### PROBLEM STATEMENT
Extract every line where the string "this" appears.

### GIVEN INFORMATION

= = = = = = =

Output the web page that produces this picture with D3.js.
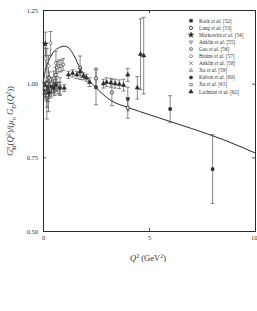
<!DOCTYPE html>
<html>
<head>
<meta charset="utf-8">
<script src="https://cdn.jsdelivr.net/npm/d3@7"></script>
<style>
  body { margin: 0; background: #fff; }
  svg text { font-family: "Liberation Serif", "DejaVu Serif", serif; fill: #333; }
</style>
</head>
<body>
<div id="chart"></div>
<script>
// data: [Q2, ratio, error]
const rock = [[2.5, 0.988, 0.06], [4.0, 0.948, 0.04], [6.0, 0.914, 0.045], [8.0, 0.71, 0.117]];
const lung = [[1.75, 1.054, 0.04], [2.5, 1.018, 0.035], [3.25, 0.97, 0.045], [4.0, 0.918, 0.035]];
const markowitz = [[0.11, 1.135, 0.04], [0.18, 1.0, 0.12], [0.26, 0.965, 0.06]];
const anklin55 = [[0.07, 0.985, 0.02], [0.13, 0.975, 0.02], [0.2, 0.99, 0.02], [0.3, 0.985, 0.02], [0.5, 0.995, 0.025], [0.65, 1.0, 0.025], [0.8, 0.99, 0.03]];
const gao = [[0.1, 0.975, 0.03], [0.19, 0.955, 0.035]];
const bruins = [[0.125, 1.085, 0.035], [0.26, 1.06, 0.035], [0.36, 1.137, 0.04], [0.61, 1.07, 0.04]];
const anklin58 = [[0.24, 0.96, 0.02], [0.4, 0.975, 0.02], [0.55, 0.98, 0.02], [0.7, 0.985, 0.02]];
const xu59 = [[0.1, 0.97, 0.015], [0.193, 0.96, 0.02]];
const kubon = [[0.07, 0.98, 0.015], [0.12, 0.99, 0.015], [0.2, 0.985, 0.015], [0.3, 0.97, 0.02], [0.4, 0.99, 0.02], [0.5, 0.985, 0.02], [0.6, 0.995, 0.02], [0.8, 0.985, 0.02]];
const xu61 = [[0.1, 0.985, 0.02], [0.2, 1.0, 0.02], [0.3, 1.02, 0.02], [0.4, 1.0, 0.02], [0.5, 1.018, 0.025], [0.6, 1.03, 0.025], [0.65, 1.055, 0.02], [0.75, 1.06, 0.02], [0.85, 1.06, 0.02], [0.95, 1.065, 0.02]];
const lachniet = [[1.0, 0.985, 0.012], [1.2, 1.03, 0.012], [1.4, 1.035, 0.012], [1.6, 1.03, 0.012], [1.75, 1.04, 0.012], [1.9, 1.025, 0.012], [2.05, 1.02, 0.012], [2.2, 1.005, 0.015], [2.85, 1.0, 0.015], [3.0, 1.005, 0.015], [3.2, 1.003, 0.015], [3.4, 1.0, 0.015], [3.6, 0.998, 0.015], [3.8, 0.995, 0.02], [4.0, 1.03, 0.022], [4.45, 0.986, 0.038], [4.6, 1.1, 0.12], [4.75, 1.095, 0.13]];

// model curve
const curveQ2 = [0, 0.1, 0.2, 0.35, 0.5, 0.7, 1.0, 1.2, 1.5, 1.75, 2.0, 2.45, 3.16, 4.1, 5.0, 7.0, 8.5, 10];
const curveVal = [1.0, 1.04, 1.065, 1.09, 1.108, 1.12, 1.127, 1.122, 1.09, 1.052, 1.025, 0.99, 0.945, 0.917, 0.895, 0.848, 0.81, 0.765];

const xTicks = [0, 5, 10];
const yTicks = [0.5, 0.75, 1.0, 1.25];

const series = [
  { name: "Rock", ref: "[52]", data: rock, sym: d3.symbolSquare, fill: true },
  { name: "Lung", ref: "[53]", data: lung, sym: d3.symbolCircle, fill: false, thick: true },
  { name: "Markowitz", ref: "[54]", data: markowitz, sym: d3.symbolStar, fill: true },
  { name: "Anklin", ref: "[55]", data: anklin55, sym: d3.symbolTriangle2, fill: false, rot: 180 },
  { name: "Gao", ref: "[56]", data: gao, sym: d3.symbolCircle, fill: false, dot: true },
  { name: "Bruins", ref: "[57]", data: bruins, sym: d3.symbolSquare2, fill: false, rot: 45 },
  { name: "Anklin", ref: "[58]", data: anklin58, sym: d3.symbolTimes, fill: false },
  { name: "Xu", ref: "[59]", data: xu59, sym: d3.symbolTriangle2, fill: false },
  { name: "Kubon", ref: "[60]", data: kubon, sym: d3.symbolCircle, fill: true },
  { name: "Xu", ref: "[61]", data: xu61, sym: d3.symbolSquare2, fill: false },
  { name: "Lachniet", ref: "[62]", data: lachniet, sym: d3.symbolTriangle, fill: true }
];

const W = 257, H = 311;
const x = d3.scaleLinear().domain([0, 10]).range([43, 255]);
const y = d3.scaleLinear().domain([0.5, 1.25]).range([231, 10]);

const svg = d3.select("#chart").append("svg").attr("width", W).attr("height", H);
const ink = "#2a2a2a";

// frame + inward ticks
const axB = svg.append("g").attr("transform", `translate(0,${y(0.5)})`)
  .call(d3.axisBottom(x).tickValues(xTicks).tickSize(-3).tickFormat(d3.format("d")));
const axT = svg.append("g").attr("transform", `translate(0,${y(1.25)})`)
  .call(d3.axisTop(x).tickValues(xTicks).tickSize(-3).tickFormat(""));
const axL = svg.append("g").attr("transform", `translate(${x(0)},0)`)
  .call(d3.axisLeft(y).tickValues(yTicks).tickSize(-3).tickFormat(d3.format(".2f")));
const axR = svg.append("g").attr("transform", `translate(${x(10)},0)`)
  .call(d3.axisRight(y).tickValues(yTicks).tickSize(-3).tickFormat(""));
[axB, axT, axL, axR].forEach(a => {
  a.select(".domain").attr("stroke", ink).attr("stroke-width", 1);
  a.selectAll(".tick line").attr("stroke", ink).attr("stroke-width", 0.8);
  a.selectAll("text").style("font-size", "6.5px").attr("fill", "#333");
});
axB.selectAll("text").attr("dy", "0.9em");
// keep the last label inside the page
axB.selectAll(".tick text").filter(d => d === 10).attr("text-anchor", "end").attr("x", 2);
axL.selectAll("text").attr("x", -5);

// model curve
const line = d3.line().x(d => x(d[0])).y(d => y(d[1])).curve(d3.curveMonotoneX);
svg.append("path")
  .datum(curveQ2.map((q, i) => [q, curveVal[i]]))
  .attr("d", line)
  .attr("fill", "none")
  .attr("stroke", ink)
  .attr("stroke-width", 1);

// error bars + markers
const cap = 2;
const drawMarker = (g, s) => {
  const size = s.sym === d3.symbolStar ? 9 : (s.sym === d3.symbolTimes ? 10 : 8);
  g.append("path")
    .attr("d", d3.symbol(s.sym, size)())
    .attr("transform", s.rot ? `rotate(${s.rot})` : null)
    .attr("fill", s.fill ? ink : "#fff")
    .attr("stroke", ink)
    .attr("stroke-width", s.thick ? 0.9 : 0.55);
  if (s.dot) g.append("circle").attr("r", 0.5).attr("fill", ink);
};

series.forEach(s => {
  const pts = svg.append("g").selectAll("g").data(s.data).join("g");
  pts.append("line")
    .attr("x1", d => x(d[0])).attr("x2", d => x(d[0]))
    .attr("y1", d => y(d[1] - d[2])).attr("y2", d => y(d[1] + d[2]))
    .attr("stroke", "#555").attr("stroke-width", 0.7);
  pts.append("line")
    .attr("x1", d => x(d[0]) - cap).attr("x2", d => x(d[0]) + cap)
    .attr("y1", d => y(d[1] + d[2])).attr("y2", d => y(d[1] + d[2]))
    .attr("stroke", "#555").attr("stroke-width", 0.7);
  pts.append("line")
    .attr("x1", d => x(d[0]) - cap).attr("x2", d => x(d[0]) + cap)
    .attr("y1", d => y(d[1] - d[2])).attr("y2", d => y(d[1] - d[2]))
    .attr("stroke", "#555").attr("stroke-width", 0.7);
  pts.each(function(d) {
    const g = d3.select(this).append("g").attr("transform", `translate(${x(d[0])},${y(d[1])})`);
    drawMarker(g, s);
  });
});

// legend
const legend = svg.append("g").attr("transform", "translate(191,20.7)");
series.forEach((s, i) => {
  const row = legend.append("g").attr("transform", `translate(0,${i * 7.1})`);
  drawMarker(row.append("g"), s);
  const t = row.append("text").attr("x", 8).attr("y", 1.8).style("font-size", "5.2px");
  t.append("tspan").text(s.name + " ");
  t.append("tspan").style("font-style", "italic").text("et al.");
  t.append("tspan").text(" " + s.ref);
});

// rich text helper: parts of [text, kind]
const rich = (sel, parts) => {
  parts.forEach(([txt, kind, dx]) => {
    const ts = sel.append("tspan").text(txt);
    if (kind === "i") ts.style("font-style", "italic");
    if (kind === "sup") ts.attr("baseline-shift", "super").style("font-size", "70%");
    if (kind === "sub") ts.attr("baseline-shift", "sub").style("font-size", "70%");
    if (kind === "isub") ts.attr("baseline-shift", "sub").style("font-size", "70%").style("font-style", "italic");
    if (kind === "isup") ts.attr("baseline-shift", "super").style("font-size", "70%").style("font-style", "italic");
    if (dx) ts.attr("dx", dx);
  });
};

const xl = svg.append("text").attr("x", 148).attr("y", 261)
  .attr("text-anchor", "middle").style("font-size", "8.5px");
rich(xl, [["Q", "i"], ["2", "sup"], [" (GeV"], ["2", "sup"], [")"]]);

const yl = svg.append("text")
  .attr("transform", "translate(13,121) rotate(-90)")
  .attr("text-anchor", "middle").style("font-size", "8.8px");
rich(yl, [["G", "i"], ["n", "isup"], ["M", "isub", -4], ["(", null], ["Q", "i"], ["2", "sup"], [")/(", null], ["μ", "i"], ["n", "isub"], [" G", "i"], ["D", "isub"], ["(", null], ["Q", "i"], ["2", "sup"], ["))", null]]);
</script>
</body>
</html>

= = = = = = =

### EXERCISE SOLUTION
Output the web page that produces this picture with D3.js.
    const g = d3.select(this).append("g").attr("transform", `translate(${x(d[0])},${y(d[1])})`);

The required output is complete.